Return only the count of lines in which the word "this" appears.

++++++

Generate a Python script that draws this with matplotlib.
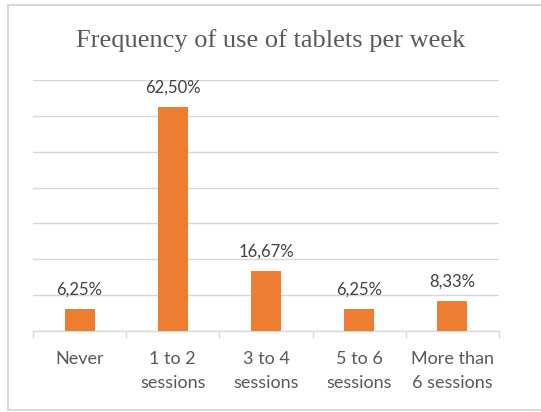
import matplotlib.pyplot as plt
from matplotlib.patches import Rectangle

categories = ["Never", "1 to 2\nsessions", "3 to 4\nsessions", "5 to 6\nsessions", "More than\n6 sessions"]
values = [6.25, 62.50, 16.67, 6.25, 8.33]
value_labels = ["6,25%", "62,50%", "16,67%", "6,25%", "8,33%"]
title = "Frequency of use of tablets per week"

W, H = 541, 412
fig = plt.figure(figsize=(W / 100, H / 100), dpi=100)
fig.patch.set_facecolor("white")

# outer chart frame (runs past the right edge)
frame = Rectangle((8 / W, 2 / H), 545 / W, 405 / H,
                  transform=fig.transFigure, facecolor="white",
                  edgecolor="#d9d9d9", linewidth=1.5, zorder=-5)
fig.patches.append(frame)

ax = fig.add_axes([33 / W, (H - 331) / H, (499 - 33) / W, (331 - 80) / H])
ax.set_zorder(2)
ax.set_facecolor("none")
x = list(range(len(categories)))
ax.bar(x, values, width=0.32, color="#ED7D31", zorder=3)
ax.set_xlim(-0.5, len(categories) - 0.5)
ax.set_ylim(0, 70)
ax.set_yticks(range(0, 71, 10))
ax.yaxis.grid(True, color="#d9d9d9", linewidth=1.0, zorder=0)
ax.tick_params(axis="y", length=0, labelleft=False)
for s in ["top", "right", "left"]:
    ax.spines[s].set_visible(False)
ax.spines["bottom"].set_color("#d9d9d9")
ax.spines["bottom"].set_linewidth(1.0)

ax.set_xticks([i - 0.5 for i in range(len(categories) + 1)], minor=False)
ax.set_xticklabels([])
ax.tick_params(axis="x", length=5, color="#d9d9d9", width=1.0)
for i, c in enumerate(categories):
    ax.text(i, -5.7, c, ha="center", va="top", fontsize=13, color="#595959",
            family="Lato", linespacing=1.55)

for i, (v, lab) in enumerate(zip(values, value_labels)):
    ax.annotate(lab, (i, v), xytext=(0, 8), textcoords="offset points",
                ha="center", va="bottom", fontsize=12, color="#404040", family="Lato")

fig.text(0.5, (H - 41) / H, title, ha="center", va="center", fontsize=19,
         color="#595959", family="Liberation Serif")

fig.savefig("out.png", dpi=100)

++++++

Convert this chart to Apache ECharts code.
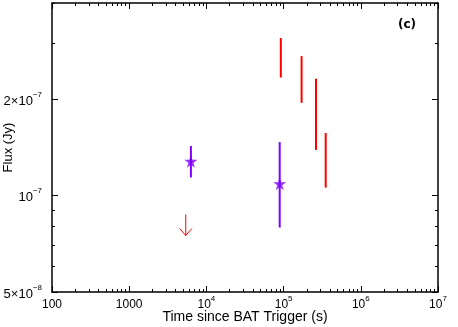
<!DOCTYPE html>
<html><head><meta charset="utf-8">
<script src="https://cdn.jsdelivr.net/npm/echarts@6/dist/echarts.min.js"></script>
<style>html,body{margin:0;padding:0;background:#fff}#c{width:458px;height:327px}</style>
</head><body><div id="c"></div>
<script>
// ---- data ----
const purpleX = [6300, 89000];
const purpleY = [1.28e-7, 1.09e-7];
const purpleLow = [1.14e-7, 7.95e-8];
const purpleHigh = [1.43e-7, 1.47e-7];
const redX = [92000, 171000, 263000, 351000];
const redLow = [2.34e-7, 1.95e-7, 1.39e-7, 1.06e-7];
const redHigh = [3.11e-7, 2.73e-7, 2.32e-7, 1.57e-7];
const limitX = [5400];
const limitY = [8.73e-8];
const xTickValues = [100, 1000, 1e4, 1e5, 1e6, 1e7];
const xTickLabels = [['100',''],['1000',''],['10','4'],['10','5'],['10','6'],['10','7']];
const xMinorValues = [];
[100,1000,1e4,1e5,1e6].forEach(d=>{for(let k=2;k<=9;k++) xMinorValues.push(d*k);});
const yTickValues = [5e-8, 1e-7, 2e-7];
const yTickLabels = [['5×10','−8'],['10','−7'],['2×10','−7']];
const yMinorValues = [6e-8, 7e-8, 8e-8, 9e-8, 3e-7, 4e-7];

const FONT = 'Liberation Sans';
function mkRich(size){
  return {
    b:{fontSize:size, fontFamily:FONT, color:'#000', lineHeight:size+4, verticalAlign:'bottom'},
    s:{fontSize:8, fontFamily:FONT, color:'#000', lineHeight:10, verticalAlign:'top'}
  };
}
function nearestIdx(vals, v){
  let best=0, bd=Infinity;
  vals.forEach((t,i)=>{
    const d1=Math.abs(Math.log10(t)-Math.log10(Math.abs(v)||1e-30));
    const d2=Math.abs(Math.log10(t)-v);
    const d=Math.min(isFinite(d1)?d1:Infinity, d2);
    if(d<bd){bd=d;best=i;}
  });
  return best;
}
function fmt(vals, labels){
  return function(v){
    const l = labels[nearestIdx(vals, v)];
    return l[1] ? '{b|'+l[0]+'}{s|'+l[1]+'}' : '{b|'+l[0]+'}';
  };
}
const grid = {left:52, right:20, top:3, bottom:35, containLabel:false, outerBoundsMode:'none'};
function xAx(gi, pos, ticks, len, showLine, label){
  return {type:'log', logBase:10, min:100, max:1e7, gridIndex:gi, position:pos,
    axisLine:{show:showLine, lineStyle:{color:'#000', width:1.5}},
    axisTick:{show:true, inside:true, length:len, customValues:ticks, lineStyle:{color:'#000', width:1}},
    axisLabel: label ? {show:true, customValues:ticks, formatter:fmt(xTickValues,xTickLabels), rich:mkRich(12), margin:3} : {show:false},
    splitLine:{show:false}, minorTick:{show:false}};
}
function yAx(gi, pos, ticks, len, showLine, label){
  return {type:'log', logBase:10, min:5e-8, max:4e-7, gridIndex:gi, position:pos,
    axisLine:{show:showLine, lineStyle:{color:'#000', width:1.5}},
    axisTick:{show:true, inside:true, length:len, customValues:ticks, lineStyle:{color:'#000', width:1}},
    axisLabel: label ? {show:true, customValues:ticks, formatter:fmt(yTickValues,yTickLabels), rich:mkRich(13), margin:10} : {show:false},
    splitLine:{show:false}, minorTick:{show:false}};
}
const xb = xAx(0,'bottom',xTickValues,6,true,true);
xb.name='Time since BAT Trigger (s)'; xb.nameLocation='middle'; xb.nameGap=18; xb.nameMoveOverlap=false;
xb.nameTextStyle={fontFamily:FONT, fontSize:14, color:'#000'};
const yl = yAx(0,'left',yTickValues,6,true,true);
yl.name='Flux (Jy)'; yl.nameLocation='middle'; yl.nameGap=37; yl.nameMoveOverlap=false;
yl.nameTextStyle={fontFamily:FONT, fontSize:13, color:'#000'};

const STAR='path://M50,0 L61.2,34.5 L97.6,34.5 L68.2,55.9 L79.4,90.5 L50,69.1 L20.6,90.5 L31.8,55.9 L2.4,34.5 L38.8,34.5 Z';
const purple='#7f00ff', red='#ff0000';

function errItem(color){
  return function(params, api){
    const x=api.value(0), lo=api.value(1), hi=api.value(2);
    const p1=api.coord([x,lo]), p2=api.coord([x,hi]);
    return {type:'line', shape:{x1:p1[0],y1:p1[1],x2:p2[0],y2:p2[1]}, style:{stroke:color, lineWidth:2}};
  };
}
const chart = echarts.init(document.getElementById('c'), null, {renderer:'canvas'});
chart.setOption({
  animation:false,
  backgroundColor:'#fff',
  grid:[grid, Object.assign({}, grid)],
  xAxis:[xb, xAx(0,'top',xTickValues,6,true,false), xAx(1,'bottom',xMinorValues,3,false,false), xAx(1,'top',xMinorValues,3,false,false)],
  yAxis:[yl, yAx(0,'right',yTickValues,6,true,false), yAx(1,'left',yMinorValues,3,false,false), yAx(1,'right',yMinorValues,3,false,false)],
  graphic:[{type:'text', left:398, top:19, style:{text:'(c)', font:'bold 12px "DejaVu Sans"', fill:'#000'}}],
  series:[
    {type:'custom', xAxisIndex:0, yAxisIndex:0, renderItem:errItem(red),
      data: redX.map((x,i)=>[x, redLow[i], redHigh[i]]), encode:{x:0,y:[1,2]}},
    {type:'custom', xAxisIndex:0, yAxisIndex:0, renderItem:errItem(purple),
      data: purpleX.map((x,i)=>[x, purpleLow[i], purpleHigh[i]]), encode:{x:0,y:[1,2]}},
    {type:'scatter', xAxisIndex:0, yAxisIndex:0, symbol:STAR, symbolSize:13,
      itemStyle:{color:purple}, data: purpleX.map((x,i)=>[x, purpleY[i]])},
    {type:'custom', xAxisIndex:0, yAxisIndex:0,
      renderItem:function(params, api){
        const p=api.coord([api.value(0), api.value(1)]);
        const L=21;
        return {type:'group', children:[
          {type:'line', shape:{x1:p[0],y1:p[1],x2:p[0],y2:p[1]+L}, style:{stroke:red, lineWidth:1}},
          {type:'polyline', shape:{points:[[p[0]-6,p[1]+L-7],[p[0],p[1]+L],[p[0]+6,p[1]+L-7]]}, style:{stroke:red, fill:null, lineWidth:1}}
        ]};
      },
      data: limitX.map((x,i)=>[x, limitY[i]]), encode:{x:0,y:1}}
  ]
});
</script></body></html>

++++++

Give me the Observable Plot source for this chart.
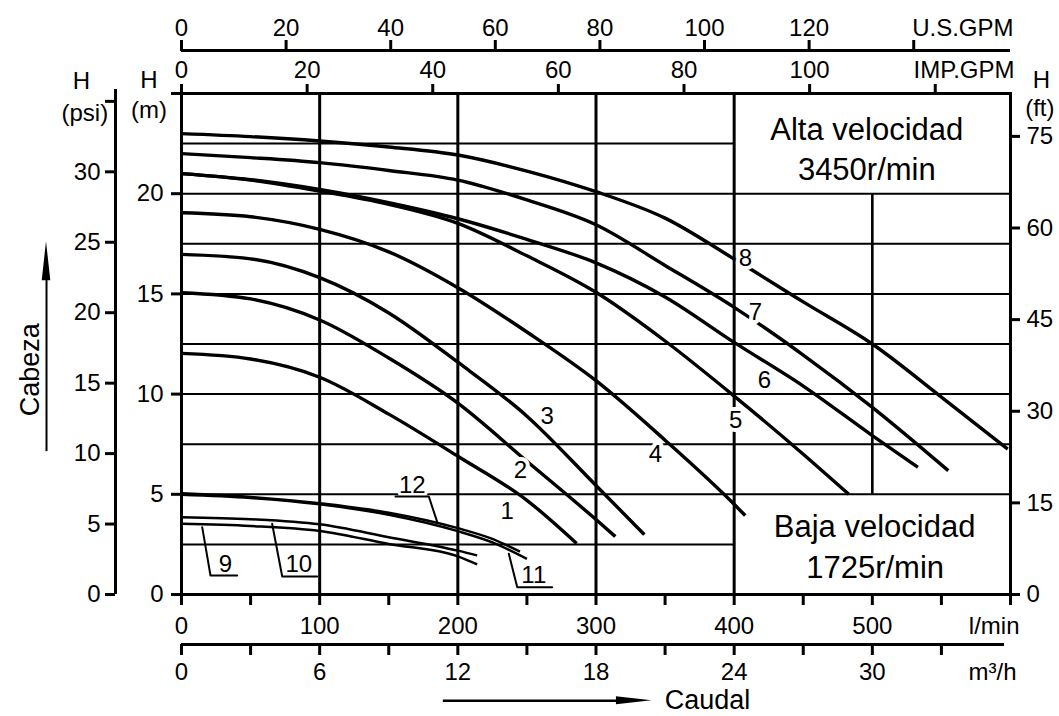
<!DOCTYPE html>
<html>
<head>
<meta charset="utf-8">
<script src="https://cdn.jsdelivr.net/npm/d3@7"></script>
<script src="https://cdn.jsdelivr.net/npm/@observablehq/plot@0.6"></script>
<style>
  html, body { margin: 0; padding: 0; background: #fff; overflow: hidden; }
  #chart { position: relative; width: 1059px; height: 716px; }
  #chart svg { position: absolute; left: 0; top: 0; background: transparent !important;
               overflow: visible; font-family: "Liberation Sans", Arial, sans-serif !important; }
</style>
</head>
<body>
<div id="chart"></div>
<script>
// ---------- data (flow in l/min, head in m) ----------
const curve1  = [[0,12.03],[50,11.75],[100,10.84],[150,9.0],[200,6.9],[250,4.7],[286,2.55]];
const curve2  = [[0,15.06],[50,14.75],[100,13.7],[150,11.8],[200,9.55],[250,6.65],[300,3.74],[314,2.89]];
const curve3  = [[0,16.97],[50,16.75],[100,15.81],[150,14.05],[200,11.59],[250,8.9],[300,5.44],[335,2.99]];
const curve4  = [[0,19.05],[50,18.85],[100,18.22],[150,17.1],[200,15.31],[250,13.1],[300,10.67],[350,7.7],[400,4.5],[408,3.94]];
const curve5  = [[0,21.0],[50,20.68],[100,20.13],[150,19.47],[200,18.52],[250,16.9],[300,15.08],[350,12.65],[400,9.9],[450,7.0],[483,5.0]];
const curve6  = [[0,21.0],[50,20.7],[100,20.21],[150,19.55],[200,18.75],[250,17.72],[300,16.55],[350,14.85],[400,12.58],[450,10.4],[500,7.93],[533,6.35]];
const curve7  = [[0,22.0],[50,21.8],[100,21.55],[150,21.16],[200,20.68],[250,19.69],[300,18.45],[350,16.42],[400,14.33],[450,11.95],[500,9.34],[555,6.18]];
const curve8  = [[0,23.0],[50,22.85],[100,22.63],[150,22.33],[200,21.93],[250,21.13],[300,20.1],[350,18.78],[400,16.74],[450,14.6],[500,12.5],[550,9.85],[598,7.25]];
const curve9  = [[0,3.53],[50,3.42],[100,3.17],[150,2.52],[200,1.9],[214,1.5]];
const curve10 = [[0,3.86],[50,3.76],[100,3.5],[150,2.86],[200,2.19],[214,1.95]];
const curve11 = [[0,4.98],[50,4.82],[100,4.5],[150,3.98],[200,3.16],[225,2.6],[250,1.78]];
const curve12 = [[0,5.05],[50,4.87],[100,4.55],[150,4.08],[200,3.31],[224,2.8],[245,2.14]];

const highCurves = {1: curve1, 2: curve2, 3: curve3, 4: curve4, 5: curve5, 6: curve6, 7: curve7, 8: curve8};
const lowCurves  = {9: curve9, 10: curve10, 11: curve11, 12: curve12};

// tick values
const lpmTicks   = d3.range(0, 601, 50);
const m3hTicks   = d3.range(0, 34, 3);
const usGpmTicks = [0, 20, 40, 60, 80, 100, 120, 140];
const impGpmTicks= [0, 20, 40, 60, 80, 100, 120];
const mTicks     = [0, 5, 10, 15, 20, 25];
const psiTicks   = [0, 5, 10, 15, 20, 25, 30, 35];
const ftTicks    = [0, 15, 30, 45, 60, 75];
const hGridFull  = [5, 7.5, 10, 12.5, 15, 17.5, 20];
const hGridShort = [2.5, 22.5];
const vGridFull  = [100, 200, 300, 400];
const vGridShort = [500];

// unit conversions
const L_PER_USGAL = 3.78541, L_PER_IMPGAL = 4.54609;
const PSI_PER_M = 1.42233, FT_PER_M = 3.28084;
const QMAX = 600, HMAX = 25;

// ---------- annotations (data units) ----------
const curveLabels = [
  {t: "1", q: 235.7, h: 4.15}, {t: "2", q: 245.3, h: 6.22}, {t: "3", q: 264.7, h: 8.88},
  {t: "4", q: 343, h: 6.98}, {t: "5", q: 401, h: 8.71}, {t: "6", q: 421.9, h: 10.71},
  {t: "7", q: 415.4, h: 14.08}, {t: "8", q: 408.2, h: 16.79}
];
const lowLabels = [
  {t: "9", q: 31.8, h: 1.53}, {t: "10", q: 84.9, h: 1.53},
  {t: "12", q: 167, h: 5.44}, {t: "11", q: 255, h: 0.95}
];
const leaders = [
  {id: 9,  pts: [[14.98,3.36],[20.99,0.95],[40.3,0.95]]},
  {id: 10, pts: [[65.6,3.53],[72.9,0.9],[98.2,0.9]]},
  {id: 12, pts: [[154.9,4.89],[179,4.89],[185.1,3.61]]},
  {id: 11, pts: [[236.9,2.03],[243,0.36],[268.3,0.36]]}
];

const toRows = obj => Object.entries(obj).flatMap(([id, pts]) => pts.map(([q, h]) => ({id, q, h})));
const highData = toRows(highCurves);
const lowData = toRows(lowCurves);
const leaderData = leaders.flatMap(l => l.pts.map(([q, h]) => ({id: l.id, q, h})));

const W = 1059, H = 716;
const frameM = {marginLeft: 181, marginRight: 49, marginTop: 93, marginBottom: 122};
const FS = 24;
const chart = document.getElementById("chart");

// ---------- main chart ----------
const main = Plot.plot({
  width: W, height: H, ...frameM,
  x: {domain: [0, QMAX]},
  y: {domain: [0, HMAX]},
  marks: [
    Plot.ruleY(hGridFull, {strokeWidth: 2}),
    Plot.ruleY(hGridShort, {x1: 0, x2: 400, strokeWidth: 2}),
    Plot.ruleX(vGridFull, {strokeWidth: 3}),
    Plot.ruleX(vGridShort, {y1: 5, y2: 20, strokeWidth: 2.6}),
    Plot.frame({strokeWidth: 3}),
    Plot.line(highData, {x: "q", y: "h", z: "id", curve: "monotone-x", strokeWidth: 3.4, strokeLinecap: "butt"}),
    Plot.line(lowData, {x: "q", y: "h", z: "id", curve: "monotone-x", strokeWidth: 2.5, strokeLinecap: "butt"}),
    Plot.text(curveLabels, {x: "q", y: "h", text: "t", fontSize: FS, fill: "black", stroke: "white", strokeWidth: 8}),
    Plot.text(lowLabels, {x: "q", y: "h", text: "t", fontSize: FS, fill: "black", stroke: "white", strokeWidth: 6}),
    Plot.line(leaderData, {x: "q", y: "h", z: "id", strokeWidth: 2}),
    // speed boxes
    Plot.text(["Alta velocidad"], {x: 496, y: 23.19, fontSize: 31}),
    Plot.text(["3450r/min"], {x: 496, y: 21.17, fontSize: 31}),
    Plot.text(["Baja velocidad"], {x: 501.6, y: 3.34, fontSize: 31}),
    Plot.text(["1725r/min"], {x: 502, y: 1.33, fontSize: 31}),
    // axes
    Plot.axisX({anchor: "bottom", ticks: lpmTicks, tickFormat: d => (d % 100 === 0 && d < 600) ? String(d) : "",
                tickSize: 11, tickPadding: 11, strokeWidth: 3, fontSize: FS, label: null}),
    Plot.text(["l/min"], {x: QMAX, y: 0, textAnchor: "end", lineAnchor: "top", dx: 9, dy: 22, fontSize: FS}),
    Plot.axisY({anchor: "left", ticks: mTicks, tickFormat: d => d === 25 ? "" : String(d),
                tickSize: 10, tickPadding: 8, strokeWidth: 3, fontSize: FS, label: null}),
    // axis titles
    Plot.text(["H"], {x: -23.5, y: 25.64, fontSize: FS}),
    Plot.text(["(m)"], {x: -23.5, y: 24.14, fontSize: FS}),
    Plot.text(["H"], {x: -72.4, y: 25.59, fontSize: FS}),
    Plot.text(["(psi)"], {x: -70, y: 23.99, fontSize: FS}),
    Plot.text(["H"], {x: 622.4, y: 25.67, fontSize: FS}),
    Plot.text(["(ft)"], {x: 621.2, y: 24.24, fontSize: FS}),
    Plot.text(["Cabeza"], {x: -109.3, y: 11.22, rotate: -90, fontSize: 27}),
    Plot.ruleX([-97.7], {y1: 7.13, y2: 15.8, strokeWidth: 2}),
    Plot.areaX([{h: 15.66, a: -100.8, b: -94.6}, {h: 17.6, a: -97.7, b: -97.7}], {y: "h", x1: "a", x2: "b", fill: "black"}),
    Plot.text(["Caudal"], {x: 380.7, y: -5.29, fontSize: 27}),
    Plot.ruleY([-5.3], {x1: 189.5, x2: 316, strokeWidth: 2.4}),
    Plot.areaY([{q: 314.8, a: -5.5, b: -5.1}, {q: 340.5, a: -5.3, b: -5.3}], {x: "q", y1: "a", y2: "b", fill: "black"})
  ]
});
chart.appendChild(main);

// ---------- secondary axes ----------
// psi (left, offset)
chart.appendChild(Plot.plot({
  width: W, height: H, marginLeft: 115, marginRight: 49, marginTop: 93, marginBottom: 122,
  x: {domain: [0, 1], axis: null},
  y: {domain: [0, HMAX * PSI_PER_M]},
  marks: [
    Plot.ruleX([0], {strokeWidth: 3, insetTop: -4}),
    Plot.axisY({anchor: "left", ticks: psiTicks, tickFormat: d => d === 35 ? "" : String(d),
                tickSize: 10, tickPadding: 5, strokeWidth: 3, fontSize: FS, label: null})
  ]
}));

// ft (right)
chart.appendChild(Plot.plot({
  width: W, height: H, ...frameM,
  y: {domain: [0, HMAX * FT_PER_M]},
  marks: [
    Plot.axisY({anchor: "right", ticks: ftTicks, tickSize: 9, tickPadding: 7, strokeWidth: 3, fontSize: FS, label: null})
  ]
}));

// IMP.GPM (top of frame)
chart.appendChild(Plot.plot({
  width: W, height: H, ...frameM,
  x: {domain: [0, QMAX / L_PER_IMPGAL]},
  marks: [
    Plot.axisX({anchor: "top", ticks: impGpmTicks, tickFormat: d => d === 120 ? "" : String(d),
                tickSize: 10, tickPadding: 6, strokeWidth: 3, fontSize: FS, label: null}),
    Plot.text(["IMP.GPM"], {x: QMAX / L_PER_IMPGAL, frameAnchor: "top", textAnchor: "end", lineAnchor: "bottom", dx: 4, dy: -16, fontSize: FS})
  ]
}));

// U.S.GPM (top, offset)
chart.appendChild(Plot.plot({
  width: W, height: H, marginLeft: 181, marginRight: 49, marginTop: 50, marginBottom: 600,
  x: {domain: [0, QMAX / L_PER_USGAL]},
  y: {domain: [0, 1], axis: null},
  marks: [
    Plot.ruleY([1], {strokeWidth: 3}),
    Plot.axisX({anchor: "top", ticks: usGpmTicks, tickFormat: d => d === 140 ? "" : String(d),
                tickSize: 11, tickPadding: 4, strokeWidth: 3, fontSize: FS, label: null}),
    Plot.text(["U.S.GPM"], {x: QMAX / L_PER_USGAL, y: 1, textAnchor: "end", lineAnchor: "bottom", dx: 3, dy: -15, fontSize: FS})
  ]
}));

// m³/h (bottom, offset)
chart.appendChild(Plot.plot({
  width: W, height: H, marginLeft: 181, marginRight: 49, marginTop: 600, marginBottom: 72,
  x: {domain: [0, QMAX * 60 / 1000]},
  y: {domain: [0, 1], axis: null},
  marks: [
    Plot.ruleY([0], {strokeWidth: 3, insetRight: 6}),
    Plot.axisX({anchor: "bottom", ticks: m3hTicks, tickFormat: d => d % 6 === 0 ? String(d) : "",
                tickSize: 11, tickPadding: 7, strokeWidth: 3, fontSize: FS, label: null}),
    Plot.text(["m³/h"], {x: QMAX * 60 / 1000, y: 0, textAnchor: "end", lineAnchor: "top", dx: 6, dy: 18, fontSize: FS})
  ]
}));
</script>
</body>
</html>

++++++

> [WRITTEN RESPONSE] 3